Posing a hypothetical involving the plaintiff who is a U.S. citizen, O’Connell said courts would likely adjudicate a claim by Kareem if President Trump declared Iowa an armed-conflict zone for the purpose of killing him.
“If you conclude the courts would absolutely assess the facts of any Trump claim of a right to kill within the U.S., you see the dereliction of judicial responsibility in not making that preliminary, factual assessment of the situation in which Kareem finds himself,” She said. “Is he or is he not in an armed conflict? Is the president entitled to the high deference owed to commander in chief or not?”

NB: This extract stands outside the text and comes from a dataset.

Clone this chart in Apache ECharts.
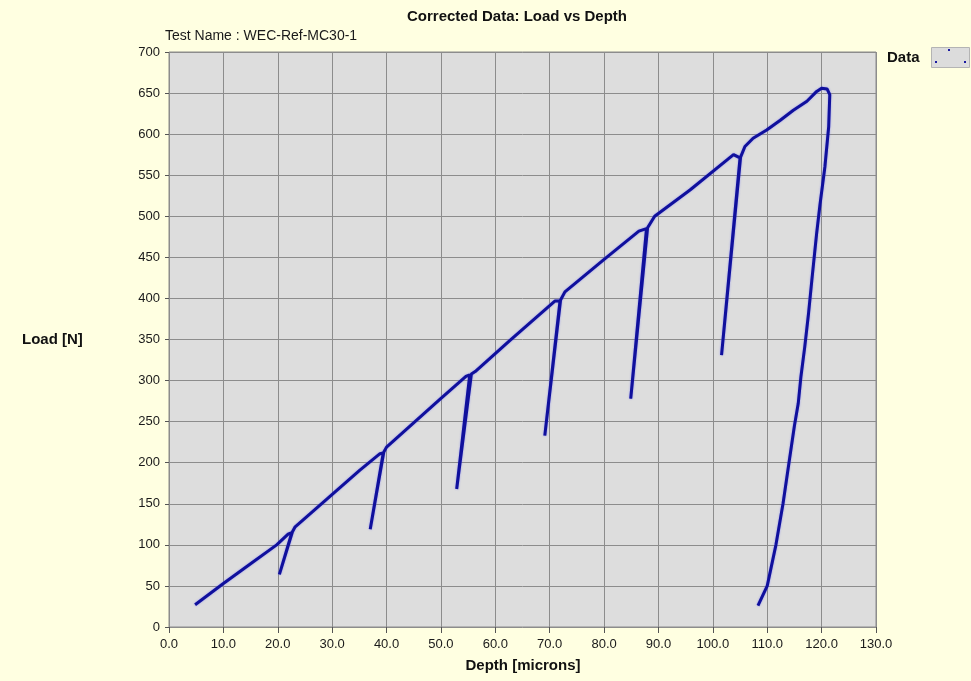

O’Connell has been intimately involved in two of the three drone cases brought in the District of Columbia. In 2010 she served as an expert witness when Nasser al-Aulaqi - the father of American cleric Anwar al-Aulaqi - sued after reports surfaced that his son had been placed on the kill list.

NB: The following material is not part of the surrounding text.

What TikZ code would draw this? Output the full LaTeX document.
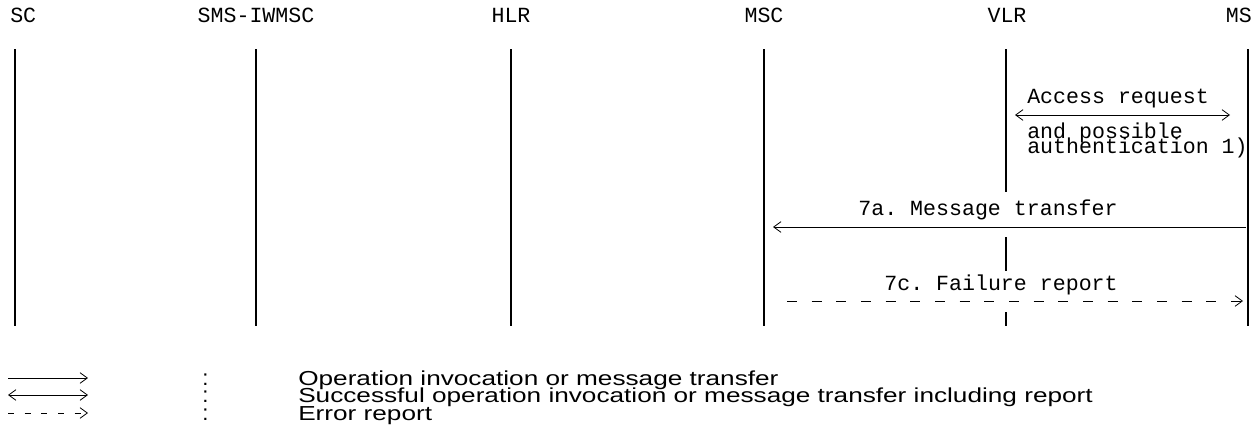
\documentclass[tikz,border=0pt]{standalone}
\usepackage{fontspec}
\setmonofont{Liberation Mono}
\setsansfont{Liberation Sans}
\usetikzlibrary{arrows.meta}

\begin{document}
\begin{tikzpicture}[x=0.75pt,y=-0.75pt]
    \tikzset{
        life/.style={line width=1.1pt},
        tip/.tip={Straight Barb[length=5.5pt,width=8pt,line width=0.6pt]},
        msg/.style={line width=0.6pt,-tip},
        both/.style={line width=0.6pt,tip-tip},
        err/.style={line width=0.6pt,dash pattern=on 7.5pt off 11pt,-tip},
        mono/.style={font=\ttfamily\fontsize{16.2}{12}\selectfont,inner sep=0pt},
        expl/.style={font=\sffamily\fontsize{16.5}{14}\selectfont,inner sep=0pt,anchor=base west},
    }
    \useasboundingbox (0,0) rectangle (1255,446);
    % entities
    \node[mono,anchor=base west] (sc) at (10,22) {SC};
    \node[mono,anchor=base] (iw) at (256,22) {SMS-IWMSC};
    \node[mono,anchor=base] (hlr) at (511,22) {HLR};
    \node[mono,anchor=base] (msc) at (764,22) {MSC};
    \node[mono,anchor=base] (vlr) at (1007,22) {VLR};
    \node[mono,anchor=base east] (ms) at (1252,22) {MS};
    % lifelines
    \foreach \n/\x in {sc/15,iw/256,hlr/511,msc/764,ms/1248}{
        \coordinate (\n-t) at (\x,49);
        \coordinate (\n-b) at (\x,326);
        \draw[life] (\n-t) -- (\n-b);
    }
    \coordinate (vlr-t) at (1006,49);
    \coordinate (vlr-1) at (1006,192);
    \coordinate (vlr-2) at (1006,237);
    \coordinate (vlr-3) at (1006,271);
    \coordinate (vlr-4) at (1006,312);
    \coordinate (vlr-b) at (1006,326);
    \draw[life] (vlr-t) -- (vlr-1) (vlr-2) -- (vlr-3) (vlr-4) -- (vlr-b);
    % access request
    \coordinate (acc-l) at (1015,115);
    \coordinate (acc-r) at (1230,115);
    \draw[both] (acc-l) -- (acc-r);
    \node[mono,anchor=base west] (acc) at (1027,103) {Access request};
    \node[mono,anchor=base west] (poss) at (1027,138) {and possible};
    \node[mono,anchor=base west] (auth) at (1027,153) {authentication 1)};
    % 7a
    \coordinate (7a-r) at (1246,227);
    \coordinate (7a-l) at (773,227);
    \draw[msg] (7a-r) -- (7a-l);
    \node[mono,anchor=base] (m7a) at (988,215) {7a. Message transfer};
    % 7c
    \coordinate (7c-l) at (787,301);
    \coordinate (7c-r) at (1243,301);
    \draw[err] (7c-l) -- (7c-r);
    \node[mono,anchor=base] (m7c) at (1001,290) {7c. Failure report};
    % legend
    \foreach \i/\y/\txt in {1/378/Operation invocation or message transfer,
            2/395/Successful operation invocation or message transfer including report,
            3/413/Error report}{
        \coordinate (k\i-l) at (8,\y);
        \coordinate (k\i-r) at (88,\y);
        \node[expl] (c\i) at (202,\y+7) {:};
        \node[expl] (t\i) at (298,\y+7) {\scalebox{1.19}[0.92]{\txt}};
    }
    \draw[msg] (k1-l) -- (k1-r);
    \draw[both] (k2-l) -- (k2-r);
    \draw[msg,dash pattern=on 4.5pt off 8pt] (k3-l) -- (k3-r);
\end{tikzpicture}
\end{document}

The District Court dismissed the case on political-question grounds, and the U.S. killed Anwar and his 16-year-old son in separate drone strikes in Yemen in 2011.
But O’Connell says the court should have exercised its responsibility to determine whether Yemen was an armed-conflict zone at the time of the killing before dismissing the case.
O’Connell also submitted a friend-of-the-court brief in the 2017 Jaber case case. Ahmed Salim bin Ali Jaber filed that suit under the Torture Victim Protection Act after a 2012 U.S. drone strike killed two of his relatives.
After the D.C. Circuit shut the case down last year, Robert Loeb, former acting deputy director of the civil division appellate staff at the Department of Justice, wrote for Lawfare that the court had erred.
The law, Loeb argued, “requires federal courts to hear claims of extrajudicial killing in other countries taken under the color of foreign law.”
A March 9 piece in the The Harvard Law Review also said the court erred because it failed “to grapple with the statutory nature of the claim and avoided clarifying the legal framework governing lethal counterterrorism operations.”
In Zaidan and Kareem’s case, meanwhile, attorney Elliott declined to take a position at the last hearing on whether the U.S. is at war in Syria and employing drones there. Professor O’Connell said the government can more easily argue that Syria is a conflict zone than Yemen was when the U.S. killed Anwar al-Aulaqi there.
"The president has claimed victory over ISIS in Syria,” she said. “And the debate right now is how many troops we're keeping there. And we've lost men in battle. And we've taken credit for killing so many people.”
With Amnesty International raising the issue of war crimes, O’Connell added that the government might not be able to keep its secrets in Zaidan and Kareem’s case.
“This is all public record,” O’Connell said.
"I think this is going to come down to how much deference the courts are going to continue to give the president with respect to this commander in chief decision to kill a U.S citizen who has a facially reasonable case to defend himself as being not who the government says he is,” O’Connell added.
O’Connell argued that the willingness of the courts to restrict presidential power during times of war ebbs and flows. When faced with national-security emergencies, courts often defer to executive power initially and then take steps to rein it in.
"My hope is that these cases have now once again run their course,” O’Connell said. “And the courts will see the absurdity of not being able to even look into a citizen's claim that he has not done the things that he's been judged and put on the execution list for without any due process."
Cohn, the professor emerita at Thomas Jefferson School of Law, noted that there is stigma associated with going against the government on an issue of national security.
Post-9/11, Cohn said in a phone interview, courts “became much more hesitant to review decisions that the administration makes when it claims national security.”
"Although judges are supposed to be independent and not influenced by politics, I think they are very much aware of the so-called global war on terror, which continues unabated," she added.
In 2013 Senator Dianne Feinstein, a Democrat from California and member of the Senate Intelligence Committee, proposed establishing a secret court to oversee the drone program akin to the Foreign Intelligence Surveillance Court, which handles requests for surveillance of foreign targets.
The proposal has since fizzled but Cohn called the idea unnecessary in any case.
"The issues raised by drones are issues of targeted killing,” she said. “Those rules can be litigated in federal courts just fine."
While federal courts should be sensitive to national-security concerns, she said there are ways for them to handle those issues in cases involving the targeted-killing program.
Though typically used during criminal prosecutions of terrorism cases, Cohn said the process used in Classified Information Procedures Act cases could be used to protect classified national security information while allowing the court to adjudicate constitutional claims like those brought by Zaidan and Kareem.
Their attorney Tara Plochocki suggested as much during the May 1 hearing after Collyer wondered if she would have to review classified material to assess whether the government arbitrarily placed Plochocki’s clients on the kill list.
“The courts are familiar with reviewing classified information,” Plochocki had said. “There are procedures for this, it’s done repeatedly, especially in this district in the context of habeas cases.”